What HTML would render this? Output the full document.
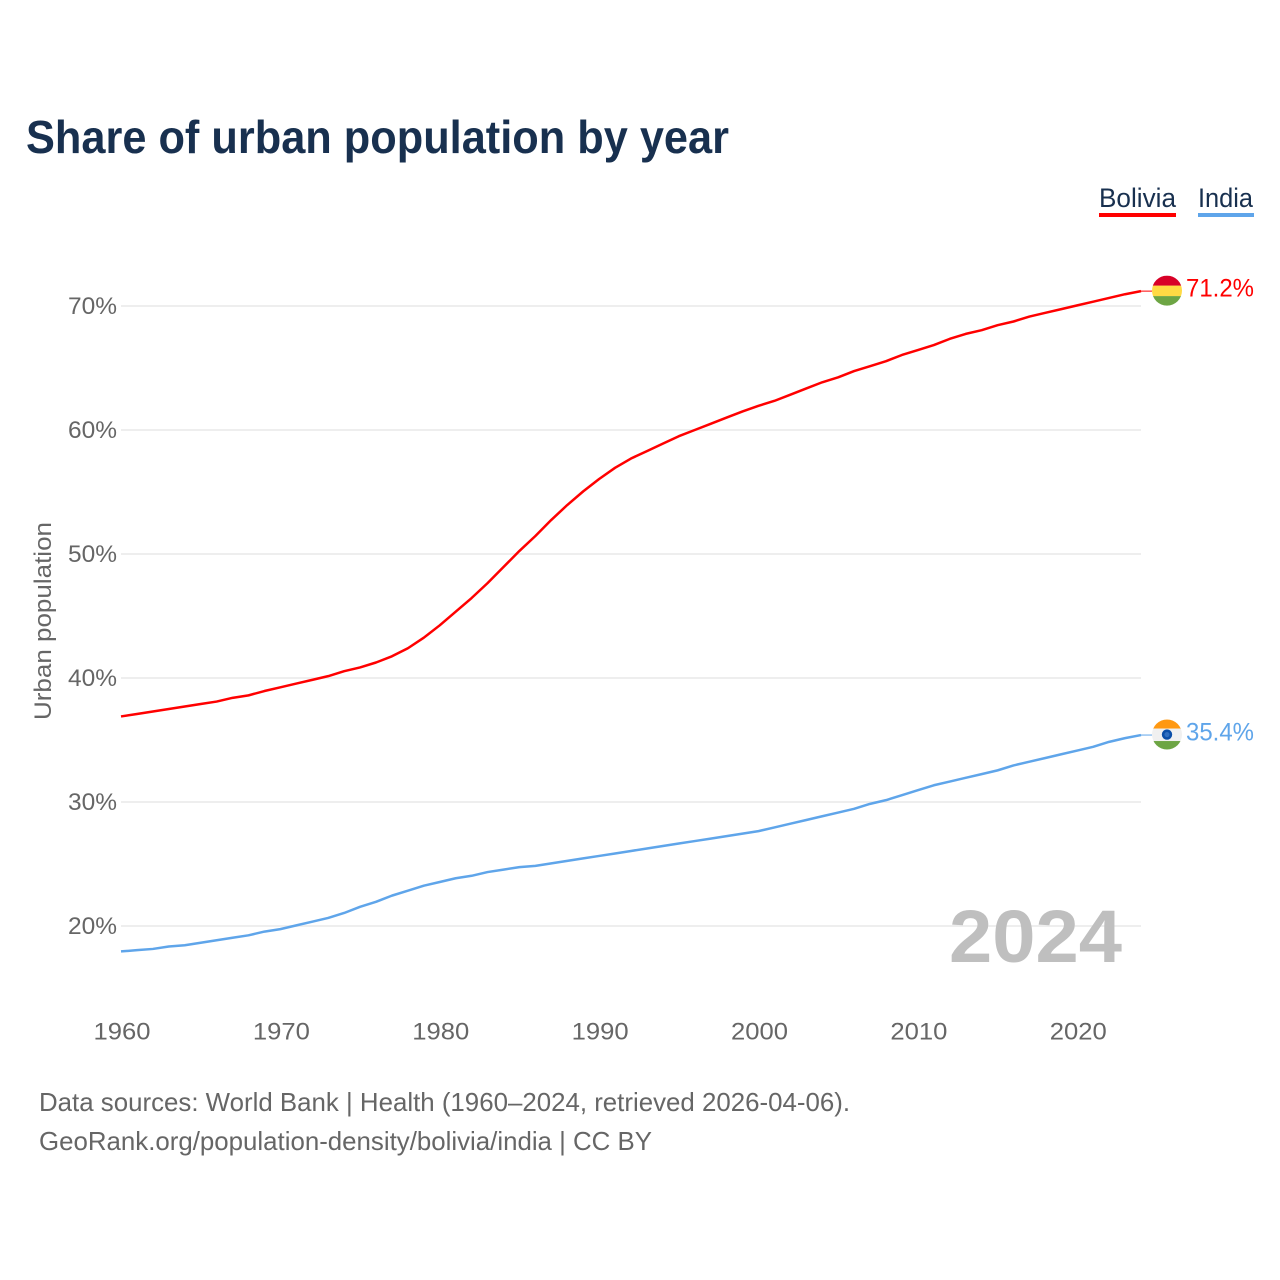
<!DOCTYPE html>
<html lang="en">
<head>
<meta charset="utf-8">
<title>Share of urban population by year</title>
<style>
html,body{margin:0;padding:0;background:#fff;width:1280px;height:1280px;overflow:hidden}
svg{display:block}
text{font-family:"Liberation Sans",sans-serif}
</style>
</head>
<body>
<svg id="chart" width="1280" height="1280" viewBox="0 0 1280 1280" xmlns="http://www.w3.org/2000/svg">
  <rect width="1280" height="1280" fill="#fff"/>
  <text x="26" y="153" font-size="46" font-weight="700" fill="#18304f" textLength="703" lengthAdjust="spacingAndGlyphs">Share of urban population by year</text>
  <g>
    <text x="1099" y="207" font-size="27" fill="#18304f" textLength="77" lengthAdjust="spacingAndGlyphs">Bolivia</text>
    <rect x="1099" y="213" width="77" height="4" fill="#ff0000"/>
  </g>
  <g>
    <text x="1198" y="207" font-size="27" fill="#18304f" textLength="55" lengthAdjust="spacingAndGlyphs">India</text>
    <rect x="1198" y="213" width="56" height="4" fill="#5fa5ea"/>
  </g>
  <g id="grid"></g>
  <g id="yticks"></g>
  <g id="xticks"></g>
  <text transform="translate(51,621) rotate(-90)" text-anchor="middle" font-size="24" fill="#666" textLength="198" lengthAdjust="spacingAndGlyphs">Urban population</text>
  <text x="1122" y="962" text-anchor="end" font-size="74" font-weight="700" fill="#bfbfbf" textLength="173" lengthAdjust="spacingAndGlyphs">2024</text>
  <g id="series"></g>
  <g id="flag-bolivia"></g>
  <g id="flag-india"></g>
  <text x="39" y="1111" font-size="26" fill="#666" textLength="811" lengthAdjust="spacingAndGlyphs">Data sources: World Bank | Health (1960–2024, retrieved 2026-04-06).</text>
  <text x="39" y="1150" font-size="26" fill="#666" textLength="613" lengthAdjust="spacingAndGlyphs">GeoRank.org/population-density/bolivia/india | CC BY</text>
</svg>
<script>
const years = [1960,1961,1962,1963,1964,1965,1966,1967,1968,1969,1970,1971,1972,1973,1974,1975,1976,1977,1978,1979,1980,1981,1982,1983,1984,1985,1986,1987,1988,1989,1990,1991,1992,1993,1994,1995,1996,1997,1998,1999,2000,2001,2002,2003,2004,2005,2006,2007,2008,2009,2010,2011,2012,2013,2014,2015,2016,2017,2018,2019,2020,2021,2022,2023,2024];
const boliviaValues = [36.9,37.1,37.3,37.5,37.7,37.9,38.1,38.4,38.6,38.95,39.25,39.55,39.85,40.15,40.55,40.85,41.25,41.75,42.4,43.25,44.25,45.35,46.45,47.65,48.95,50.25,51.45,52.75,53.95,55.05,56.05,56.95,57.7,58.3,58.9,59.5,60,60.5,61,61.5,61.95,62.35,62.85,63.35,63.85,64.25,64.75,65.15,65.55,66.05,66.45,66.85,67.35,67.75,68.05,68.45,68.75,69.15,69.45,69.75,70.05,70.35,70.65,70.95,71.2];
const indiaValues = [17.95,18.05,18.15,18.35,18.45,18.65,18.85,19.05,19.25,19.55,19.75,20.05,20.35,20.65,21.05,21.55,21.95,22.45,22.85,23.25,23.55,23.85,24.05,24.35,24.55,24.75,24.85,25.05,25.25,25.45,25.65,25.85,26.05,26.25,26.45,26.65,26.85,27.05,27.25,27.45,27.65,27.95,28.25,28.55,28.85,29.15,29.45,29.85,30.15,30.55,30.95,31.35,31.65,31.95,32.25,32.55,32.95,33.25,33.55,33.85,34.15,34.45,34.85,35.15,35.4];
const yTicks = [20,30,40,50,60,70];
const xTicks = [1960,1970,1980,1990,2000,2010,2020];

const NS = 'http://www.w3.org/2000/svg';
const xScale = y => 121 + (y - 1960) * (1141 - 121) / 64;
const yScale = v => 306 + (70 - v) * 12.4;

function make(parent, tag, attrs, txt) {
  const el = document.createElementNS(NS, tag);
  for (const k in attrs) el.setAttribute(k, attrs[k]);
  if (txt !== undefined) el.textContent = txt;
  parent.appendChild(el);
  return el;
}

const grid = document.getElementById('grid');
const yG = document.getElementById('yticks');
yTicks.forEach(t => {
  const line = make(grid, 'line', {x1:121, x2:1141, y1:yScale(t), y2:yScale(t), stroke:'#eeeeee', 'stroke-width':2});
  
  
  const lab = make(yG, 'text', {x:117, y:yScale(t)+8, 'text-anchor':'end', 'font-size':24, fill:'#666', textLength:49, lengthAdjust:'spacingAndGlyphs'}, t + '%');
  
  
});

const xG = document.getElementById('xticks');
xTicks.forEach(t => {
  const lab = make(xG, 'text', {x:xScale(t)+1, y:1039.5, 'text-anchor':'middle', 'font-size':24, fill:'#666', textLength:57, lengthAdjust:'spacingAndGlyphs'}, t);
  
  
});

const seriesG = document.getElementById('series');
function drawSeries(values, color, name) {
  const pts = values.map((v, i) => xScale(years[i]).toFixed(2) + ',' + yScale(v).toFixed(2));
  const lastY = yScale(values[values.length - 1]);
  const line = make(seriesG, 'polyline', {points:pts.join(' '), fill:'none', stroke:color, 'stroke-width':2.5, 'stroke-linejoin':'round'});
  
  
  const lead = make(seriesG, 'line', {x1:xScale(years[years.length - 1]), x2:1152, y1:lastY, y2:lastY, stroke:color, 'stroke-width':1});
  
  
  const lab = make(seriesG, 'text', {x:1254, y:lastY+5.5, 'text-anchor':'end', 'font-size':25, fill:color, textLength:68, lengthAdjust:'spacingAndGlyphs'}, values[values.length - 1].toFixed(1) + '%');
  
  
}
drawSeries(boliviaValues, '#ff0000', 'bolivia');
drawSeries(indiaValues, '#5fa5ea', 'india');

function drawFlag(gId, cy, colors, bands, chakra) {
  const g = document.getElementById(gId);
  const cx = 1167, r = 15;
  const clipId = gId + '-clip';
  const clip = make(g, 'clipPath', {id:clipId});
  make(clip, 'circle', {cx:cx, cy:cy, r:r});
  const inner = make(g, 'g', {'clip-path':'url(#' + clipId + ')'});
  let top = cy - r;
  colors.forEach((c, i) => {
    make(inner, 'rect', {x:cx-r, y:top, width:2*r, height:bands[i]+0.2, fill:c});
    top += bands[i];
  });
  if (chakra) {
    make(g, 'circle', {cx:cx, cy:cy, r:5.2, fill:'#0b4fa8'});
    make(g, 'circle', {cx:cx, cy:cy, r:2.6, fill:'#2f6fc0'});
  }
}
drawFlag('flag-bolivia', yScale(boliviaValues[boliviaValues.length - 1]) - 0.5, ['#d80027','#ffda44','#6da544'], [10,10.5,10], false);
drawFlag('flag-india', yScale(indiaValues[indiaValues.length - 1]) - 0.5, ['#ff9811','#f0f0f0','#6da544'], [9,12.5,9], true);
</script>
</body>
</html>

TASK DETAILS:
In this exercise, set down all of the data exactly, without the pictures.

EXERCISE SOLUTION:
What HTML would render this? Output the full document.
<!DOCTYPE html>
<html lang="en">
<head>
<meta charset="utf-8">
<title>Share of urban population by year</title>
<style>
html,body{margin:0;padding:0;background:#fff;width:1280px;height:1280px;overflow:hidden}
svg{display:block}
text{font-family:"Liberation Sans",sans-serif}
</style>
</head>
<body>
<svg id="chart" width="1280" height="1280" viewBox="0 0 1280 1280" xmlns="http://www.w3.org/2000/svg">
  <rect width="1280" height="1280" fill="#fff"/>
  <text x="26" y="153" font-size="46" font-weight="700" fill="#18304f" textLength="703" lengthAdjust="spacingAndGlyphs">Share of urban population by year</text>
  <g>
    <text x="1099" y="207" font-size="27" fill="#18304f" textLength="77" lengthAdjust="spacingAndGlyphs">Bolivia</text>
    <rect x="1099" y="213" width="77" height="4" fill="#ff0000"/>
  </g>
  <g>
    <text x="1198" y="207" font-size="27" fill="#18304f" textLength="55" lengthAdjust="spacingAndGlyphs">India</text>
    <rect x="1198" y="213" width="56" height="4" fill="#5fa5ea"/>
  </g>
  <g id="grid"></g>
  <g id="yticks"></g>
  <g id="xticks"></g>
  <text transform="translate(51,621) rotate(-90)" text-anchor="middle" font-size="24" fill="#666" textLength="198" lengthAdjust="spacingAndGlyphs">Urban population</text>
  <text x="1122" y="962" text-anchor="end" font-size="74" font-weight="700" fill="#bfbfbf" textLength="173" lengthAdjust="spacingAndGlyphs">2024</text>
  <g id="series"></g>
  <g id="flag-bolivia"></g>
  <g id="flag-india"></g>
  <text x="39" y="1111" font-size="26" fill="#666" textLength="811" lengthAdjust="spacingAndGlyphs">Data sources: World Bank | Health (1960–2024, retrieved 2026-04-06).</text>
  <text x="39" y="1150" font-size="26" fill="#666" textLength="613" lengthAdjust="spacingAndGlyphs">GeoRank.org/population-density/bolivia/india | CC BY</text>
</svg>
<script>
const years = [1960,1961,1962,1963,1964,1965,1966,1967,1968,1969,1970,1971,1972,1973,1974,1975,1976,1977,1978,1979,1980,1981,1982,1983,1984,1985,1986,1987,1988,1989,1990,1991,1992,1993,1994,1995,1996,1997,1998,1999,2000,2001,2002,2003,2004,2005,2006,2007,2008,2009,2010,2011,2012,2013,2014,2015,2016,2017,2018,2019,2020,2021,2022,2023,2024];
const boliviaValues = [36.9,37.1,37.3,37.5,37.7,37.9,38.1,38.4,38.6,38.95,39.25,39.55,39.85,40.15,40.55,40.85,41.25,41.75,42.4,43.25,44.25,45.35,46.45,47.65,48.95,50.25,51.45,52.75,53.95,55.05,56.05,56.95,57.7,58.3,58.9,59.5,60,60.5,61,61.5,61.95,62.35,62.85,63.35,63.85,64.25,64.75,65.15,65.55,66.05,66.45,66.85,67.35,67.75,68.05,68.45,68.75,69.15,69.45,69.75,70.05,70.35,70.65,70.95,71.2];
const indiaValues = [17.95,18.05,18.15,18.35,18.45,18.65,18.85,19.05,19.25,19.55,19.75,20.05,20.35,20.65,21.05,21.55,21.95,22.45,22.85,23.25,23.55,23.85,24.05,24.35,24.55,24.75,24.85,25.05,25.25,25.45,25.65,25.85,26.05,26.25,26.45,26.65,26.85,27.05,27.25,27.45,27.65,27.95,28.25,28.55,28.85,29.15,29.45,29.85,30.15,30.55,30.95,31.35,31.65,31.95,32.25,32.55,32.95,33.25,33.55,33.85,34.15,34.45,34.85,35.15,35.4];
const yTicks = [20,30,40,50,60,70];
const xTicks = [1960,1970,1980,1990,2000,2010,2020];

const NS = 'http://www.w3.org/2000/svg';
const xScale = y => 121 + (y - 1960) * (1141 - 121) / 64;
const yScale = v => 306 + (70 - v) * 12.4;

function make(parent, tag, attrs, txt) {
  const el = document.createElementNS(NS, tag);
  for (const k in attrs) el.setAttribute(k, attrs[k]);
  if (txt !== undefined) el.textContent = txt;
  parent.appendChild(el);
  return el;
}

const grid = document.getElementById('grid');
const yG = document.getElementById('yticks');
yTicks.forEach(t => {
  const line = make(grid, 'line', {x1:121, x2:1141, y1:yScale(t), y2:yScale(t), stroke:'#eeeeee', 'stroke-width':2});
  
  
  const lab = make(yG, 'text', {x:117, y:yScale(t)+8, 'text-anchor':'end', 'font-size':24, fill:'#666', textLength:49, lengthAdjust:'spacingAndGlyphs'}, t + '%');
  
  
});

const xG = document.getElementById('xticks');
xTicks.forEach(t => {
  const lab = make(xG, 'text', {x:xScale(t)+1, y:1039.5, 'text-anchor':'middle', 'font-size':24, fill:'#666', textLength:57, lengthAdjust:'spacingAndGlyphs'}, t);
  
  
});

const seriesG = document.getElementById('series');
function drawSeries(values, color, name) {
  const pts = values.map((v, i) => xScale(years[i]).toFixed(2) + ',' + yScale(v).toFixed(2));
  const lastY = yScale(values[values.length - 1]);
  const line = make(seriesG, 'polyline', {points:pts.join(' '), fill:'none', stroke:color, 'stroke-width':2.5, 'stroke-linejoin':'round'});
  
  
  const lead = make(seriesG, 'line', {x1:xScale(years[years.length - 1]), x2:1152, y1:lastY, y2:lastY, stroke:color, 'stroke-width':1});
  
  
  const lab = make(seriesG, 'text', {x:1254, y:lastY+5.5, 'text-anchor':'end', 'font-size':25, fill:color, textLength:68, lengthAdjust:'spacingAndGlyphs'}, values[values.length - 1].toFixed(1) + '%');
  
  
}
drawSeries(boliviaValues, '#ff0000', 'bolivia');
drawSeries(indiaValues, '#5fa5ea', 'india');

function drawFlag(gId, cy, colors, bands, chakra) {
  const g = document.getElementById(gId);
  const cx = 1167, r = 15;
  const clipId = gId + '-clip';
  const clip = make(g, 'clipPath', {id:clipId});
  make(clip, 'circle', {cx:cx, cy:cy, r:r});
  const inner = make(g, 'g', {'clip-path':'url(#' + clipId + ')'});
  let top = cy - r;
  colors.forEach((c, i) => {
    make(inner, 'rect', {x:cx-r, y:top, width:2*r, height:bands[i]+0.2, fill:c});
    top += bands[i];
  });
  if (chakra) {
    make(g, 'circle', {cx:cx, cy:cy, r:5.2, fill:'#0b4fa8'});
    make(g, 'circle', {cx:cx, cy:cy, r:2.6, fill:'#2f6fc0'});
  }
}
drawFlag('flag-bolivia', yScale(boliviaValues[boliviaValues.length - 1]) - 0.5, ['#d80027','#ffda44','#6da544'], [10,10.5,10], false);
drawFlag('flag-india', yScale(indiaValues[indiaValues.length - 1]) - 0.5, ['#ff9811','#f0f0f0','#6da544'], [9,12.5,9], true);
</script>
</body>
</html>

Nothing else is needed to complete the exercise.